Как-то ночью он проснулся от ускользающей, неопределенной, но очень страшной мысли. Долго лежал с открытыми глазами, стараясь восстановить ее, и наконец добился этого: ему приснилось, что он никогда не выйдет из развалин. Дети еще, может быть, увидят большой мир, а он — нет. Жена всегда молчала, но он знал, что она давно уверена в безнадежности их положения; а он поверил только в ту ночь, сразу и без сопротивления.

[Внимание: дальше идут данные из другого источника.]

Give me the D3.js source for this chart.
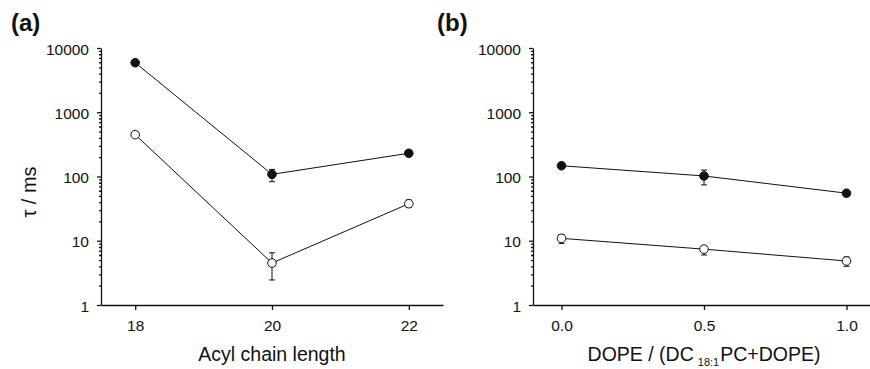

Жена и сын спали, тесно прижавшись друг к другу, несколько ниже по ходу трубы, он осторожно отодвинулся от дочки, прикрыл ее и пополз вверх. Была летняя ночь, в узкую вентиляционную щель проникал сыроватый теплый воздух и виднелись звезды. Мир был бесконечен и прекрасен — это он знал всегда, но и горе, наполняющее его, было бесконечно — это он понял только сейчас.
Лежать у щели стало теперь самым большим счастьем. Отсюда, из глубины, звезды были видны и днем и ночью. Днем блеклые, размытые, а с наступлением темноты все более яркие, как бы приближающиеся к земле, как бы разглядывающие ее ослепительно горящими глазами, узнавая и не узнавая, не понимая ее.